En la calle, al tiempo que caminaba con paso apresurado armaba el diálogo; no se daba cuenta de lo que sucedía a su alrededor, sólo en su mente existía la palabra: renuncia.

Al llegar a la esquina, justo para tomar el transporte directo a la oficina, se encontró a su hijo.

—¡Hola mamá!, ¿cómo estás, ya de camino al trabajo…?, mamá estoy contento y emocionado porque ya pedí informes para las clases de dibujo…bueno ya no te quito el tiempo, en la noche que regreses te cuento, que te vaya bien…mamá te amo—le dijo al momento de abrazarla y darle un beso.

Todavía al oído le repitió: Te amo.

En ese instante, al momento de verlo, de escucharlo, de abrazarlo, sus palabras le retumbaron en la cabeza, y la voluntad que llevaba hecha añicos, de pronto se infló, se expandió y una gran furia la invadió. Pensó con determinación: “mi hijo va a estudiar dibujo. Ellos no van a ser la causa de que no lo haga”.

Entonces lo abrazó y le externó su amor: “yo también te amo, a la noche que llegue quiero que me platiques bien, cuídate, nos vemos…”
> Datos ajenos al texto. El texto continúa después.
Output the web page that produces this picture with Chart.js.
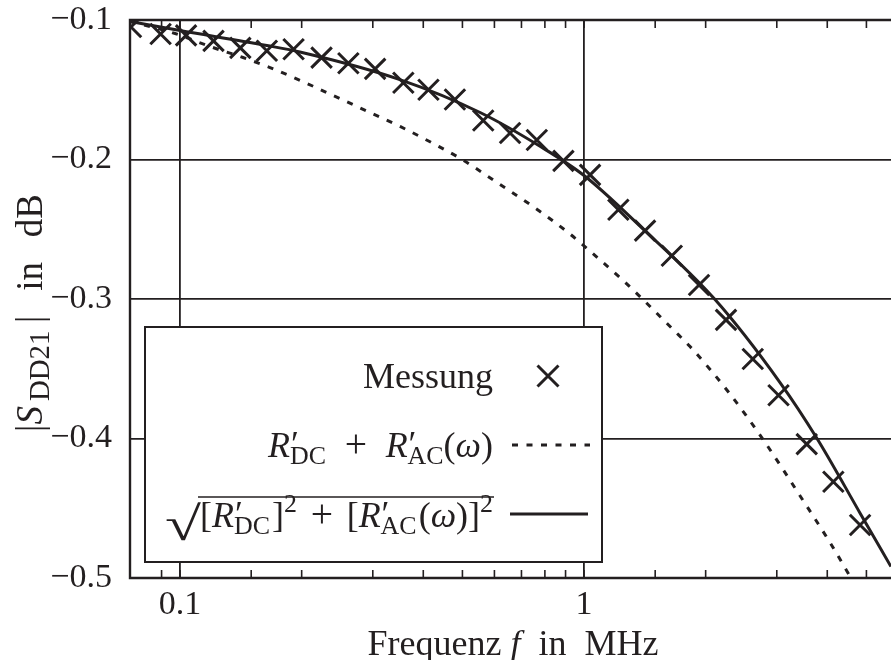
<!DOCTYPE html>
<html>
<head>
<meta charset="utf-8">
<script src="https://cdn.jsdelivr.net/npm/chart.js@4/dist/chart.umd.min.js"></script>
<style>
  html, body { margin: 0; padding: 0; background: #ffffff; overflow: hidden; }
  #wrap { width: 891px; height: 660px; }
  #c { display: block; }
</style>
</head>
<body>
<div id="wrap"><canvas id="c" width="891" height="660"></canvas></div>
<script>
// Measured insertion loss |S_DD21| (dB) over frequency (MHz)
const measFreq = [0.0756, 0.0895, 0.1035, 0.121, 0.141, 0.164, 0.191, 0.224, 0.261, 0.304,
                  0.357, 0.412, 0.479, 0.563, 0.656, 0.764, 0.889, 1.035, 1.216, 1.416,
                  1.649, 1.926, 2.246, 2.616, 3.03, 3.558, 4.141, 4.823];
const measDb   = [-0.105, -0.110, -0.111, -0.115, -0.120, -0.122, -0.121, -0.127, -0.131, -0.135,
                  -0.145, -0.150, -0.157, -0.172, -0.181, -0.186, -0.201, -0.211, -0.236, -0.251,
                  -0.269, -0.290, -0.315, -0.343, -0.369, -0.404, -0.431, -0.462];

// Model: R'_DC + R'_AC(omega)
const sumFreq = [0.0752, 0.0972, 0.1186, 0.1432, 0.167, 0.2062, 0.2391, 0.2742, 0.3504, 0.4327,
                 0.499, 0.609, 0.7476, 0.9129, 1.0231, 1.2346, 1.3997, 1.6612, 1.8298, 2.2722,
                 2.7741, 3.4843, 4.0628, 4.58];
const sumDb   = [-0.1011, -0.1097, -0.1190, -0.1269, -0.1341, -0.1455, -0.1541, -0.1620, -0.1763, -0.1900,
                 -0.2000, -0.2165, -0.2337, -0.2523, -0.2645, -0.2853, -0.3004, -0.3219, -0.3341, -0.3663,
                 -0.4007, -0.4444, -0.4746, -0.5000];

// Model: sqrt([R'_DC]^2 + [R'_AC(omega)]^2)
const rssFreq = [0.0752, 0.1, 0.164, 0.198, 0.350, 0.553, 0.778, 1.0, 1.376, 2.11,
                 3.056, 3.773, 4.823, 5.75];
const rssDb   = [-0.1011, -0.1075, -0.1183, -0.1229, -0.1427, -0.1663, -0.1905, -0.2115, -0.2478, -0.3004,
                 -0.3599, -0.400, -0.4535, -0.4918];

// Axis ranges and labelled ticks
const xRange = [0.07518, 5.752];
const yRange = [-0.5, -0.1];
const xTickLabels = ['0.1', '1'];
const yTickLabels = ['-0.5', '-0.4', '-0.3', '-0.2', '-0.1'];

const ink = '#231f20';
const FONT = '"Liberation Serif", "Times New Roman", serif';
const TICK = 34;
const BASE = 36;

function font(px, it) { return (it ? 'italic ' : '') + px + 'px ' + FONT; }
function isDecade(v) { const l = Math.log10(v); return Math.abs(l - Math.round(l)) < 1e-9; }

// Tiny mixed-style text renderer (italic, sub/superscripts).
// When a target width is given, the spare room goes after runs with a weight g.
function runsWidth(ctx, runs, base) {
  let w = 0;
  for (const r of runs) {
    ctx.font = font(base * (r.s || 1), r.it);
    if (r.adv !== false) w += ctx.measureText(r.t).width + (r.dx || 0);
  }
  return w;
}
function drawRuns(ctx, runs, x, y, base, target) {
  const weights = runs.reduce((a, r) => a + (r.g || 0), 0);
  const unit = target && weights ? (target - runsWidth(ctx, runs, base)) / weights : 0;
  for (const r of runs) {
    ctx.font = font(base * (r.s || 1), r.it);
    ctx.fillText(r.t, x + (r.ox || 0), y + (r.dy || 0) * base);
    if (r.adv !== false) x += ctx.measureText(r.t).width + (r.dx || 0) + unit * (r.g || 0);
  }
  return x;
}
const prime = { t: '\u2032', s: 1, dy: -0.02, ox: 1, adv: false };
const sub = (t, g, s) => ({ t, s: s || 0.72, dy: 0.2, g: g || 0 });
const sup = (t, g) => ({ t, s: 0.72, dy: -0.42, g: g || 0 });

const rowSum = [{ t: 'R', it: true }, prime, sub('DC', 1), { t: '+', s: 1.1, g: 1 },
                { t: 'R', it: true }, prime, sub('AC'), { t: '(' }, { t: '\u03c9', it: true }, { t: ')' }];
const rowRss = [{ t: '[' }, { t: 'R', it: true }, prime, sub('DC', 0.15), { t: ']' }, sup('2', 1), { t: '+', s: 1.1, g: 1 }, { t: '[' },
                { t: 'R', it: true }, prime, sub('AC', 0.15), { t: '(' }, { t: '\u03c9', it: true }, { t: ')' }, { t: ']' }, sup('2')];
const xTitle = [{ t: 'Frequenz ' }, { t: 'f', it: true }, { t: '  in  MHz' }];
const yTitle = [{ t: '|' }, { t: 'S', it: true, g: 0.2 }, sub('DD21', 0.3, 0.78), { t: '|', g: 1 }, { t: 'in', g: 1 }, { t: 'dB' }];

const zeroPad = s => { s.paddingLeft = 0; s.paddingRight = 0; s.paddingTop = 0; s.paddingBottom = 0; };

const decor = {
  id: 'decor',
  beforeDatasetsDraw(chart) {
    const { ctx, chartArea: a, scales: { x } } = chart;
    ctx.save();
    ctx.strokeStyle = ink;
    ctx.lineWidth = 1.6;
    ctx.beginPath();
    x.ticks.forEach(t => {
      const px = x.getPixelForValue(t.value);
      if (px <= a.left + 2 || px >= a.right - 2) return;
      ctx.moveTo(px, a.bottom); ctx.lineTo(px, a.bottom - 8);
      ctx.moveTo(px, a.top); ctx.lineTo(px, a.top + 8);
    });
    ctx.stroke();
    ctx.lineWidth = 2.4;
    ctx.beginPath();
    ctx.moveTo(a.right + 2, a.top); ctx.lineTo(a.left, a.top);
    ctx.lineTo(a.left, a.bottom); ctx.lineTo(a.right + 2, a.bottom);
    ctx.stroke();
    ctx.restore();
  },
  afterDatasetsDraw(chart) {
    const { ctx } = chart;
    ctx.save();
    ctx.strokeStyle = ink;
    ctx.textBaseline = 'alphabetic';
    ctx.textAlign = 'left';

    // legend box
    ctx.fillStyle = '#ffffff';
    ctx.fillRect(145, 327, 457, 235);
    ctx.lineWidth = 2;
    ctx.strokeRect(145, 327, 457, 235);
    ctx.fillStyle = ink;

    const textRight = 493;
    // row 1: measurement
    ctx.font = font(BASE);
    const wm = ctx.measureText('Messung').width;
    ctx.fillText('Messung', textRight - wm, 388);
    ctx.lineWidth = 3;
    ctx.beginPath();
    ctx.moveTo(548 - 10.5, 376 - 10.5); ctx.lineTo(548 + 10.5, 376 + 10.5);
    ctx.moveTo(548 + 10.5, 376 - 10.5); ctx.lineTo(548 - 10.5, 376 + 10.5);
    ctx.stroke();

    // row 2: sum model
    drawRuns(ctx, rowSum, textRight - 225, 457, BASE, 225);
    ctx.setLineDash([6, 8.5]);
    ctx.beginPath(); ctx.moveTo(512, 445); ctx.lineTo(590, 445); ctx.stroke();
    ctx.setLineDash([]);

    // row 3: root-sum-square model under a radical
    const xs = 200;
    drawRuns(ctx, rowRss, xs, 527, BASE, textRight - xs);
    ctx.save();
    ctx.font = font(BASE * 1.3);
    const wr = ctx.measureText('\u221a').width;
    ctx.translate(xs - wr * 1.4 + 1, 540);
    ctx.scale(1.4, 1.02);
    ctx.fillText('\u221a', 0, 0);
    ctx.restore();
    ctx.lineWidth = 1.6;
    ctx.beginPath(); ctx.moveTo(xs - 2, 497); ctx.lineTo(textRight + 1, 497); ctx.stroke();
    ctx.lineWidth = 3;
    ctx.beginPath(); ctx.moveTo(510, 514); ctx.lineTo(588, 514); ctx.stroke();

    // axis titles
    const wx = runsWidth(ctx, xTitle, BASE);
    drawRuns(ctx, xTitle, 513 - wx / 2, 655, BASE);

    ctx.translate(42, 312);
    ctx.rotate(-Math.PI / 2);
    drawRuns(ctx, yTitle, -120, 0, 37, 238);
    ctx.restore();
  }
};

new Chart(document.getElementById('c'), {
  type: 'scatter',
  data: {
    datasets: [
      {
        label: 'Messung',
        data: measFreq.map((f, i) => ({ x: f, y: measDb[i] })),
        showLine: false,
        pointStyle: 'crossRot',
        pointRadius: 14.5,
        pointBorderWidth: 3,
        borderColor: ink,
        backgroundColor: ink,
        order: 0
      },
      {
        label: "R'DC + R'AC(w)",
        data: sumFreq.map((f, i) => ({ x: f, y: sumDb[i] })),
        showLine: true,
        pointRadius: 0,
        borderColor: ink,
        borderWidth: 3,
        borderDash: [6, 8.5],
        cubicInterpolationMode: 'monotone',
        order: 2
      },
      {
        label: "sqrt([R'DC]^2 + [R'AC(w)]^2)",
        data: rssFreq.map((f, i) => ({ x: f, y: rssDb[i] })),
        showLine: true,
        pointRadius: 0,
        borderColor: ink,
        borderWidth: 3,
        cubicInterpolationMode: 'monotone',
        order: 1
      }
    ]
  },
  options: {
    responsive: false,
    animation: false,
    devicePixelRatio: 1,
    layout: { autoPadding: false, padding: { top: 20, left: 0, right: 0, bottom: 0 } },
    plugins: { legend: { display: false }, tooltip: { enabled: false } },
    scales: {
      x: {
        type: 'logarithmic',
        min: xRange[0],
        max: xRange[1],
        border: { display: false },
        grid: {
          drawTicks: false,
          lineWidth: 1.8,
          color: c => (c.tick && isDecade(c.tick.value) && c.tick.value > xRange[0] && c.tick.value < xRange[1]) ? ink : 'rgba(0,0,0,0)'
        },
        ticks: {
          autoSkip: false,
          maxRotation: 0,
          padding: 7,
          color: ink,
          font: { family: FONT, size: TICK },
          callback: v => {
            const s = String(Math.round(v * 1000) / 1000);
            return isDecade(v) && xTickLabels.includes(s) ? s : '';
          }
        },
        afterFit: s => { s.height = 82; zeroPad(s); }
      },
      y: {
        min: yRange[0],
        max: yRange[1],
        border: { display: false },
        grid: {
          drawTicks: false,
          lineWidth: 1.8,
          color: c => (c.tick && c.tick.value > yRange[0] + 1e-6 && c.tick.value < yRange[1] - 1e-6) ? ink : 'rgba(0,0,0,0)'
        },
        ticks: {
          stepSize: 0.1,
          padding: 18,
          color: ink,
          font: { family: FONT, size: TICK },
          callback: v => {
            const s = (Math.round(v * 10) / 10).toFixed(1);
            return yTickLabels.includes(s) ? s.replace('-', '\u2212') : '';
          }
        },
        afterFit: s => { s.width = 130; zeroPad(s); }
      }
    }
  },
  plugins: [decor]
});
</script>
</body>
</html>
Al llegar al umbral de la oficina se limpió las lágrimas, tomó una gran bocanada de aire y al momento de entrar se dijo: “No van a poder conmigo, no van a doblegar ni mi orgullo ni mi dignidad, tampoco mi voluntad. Aquí estoy. Ustedes no van a hacer que yo pierda mi empleo, si he de irme, será cuando yo lo decida”.

Recién cumplió 15 años de laborar ahí.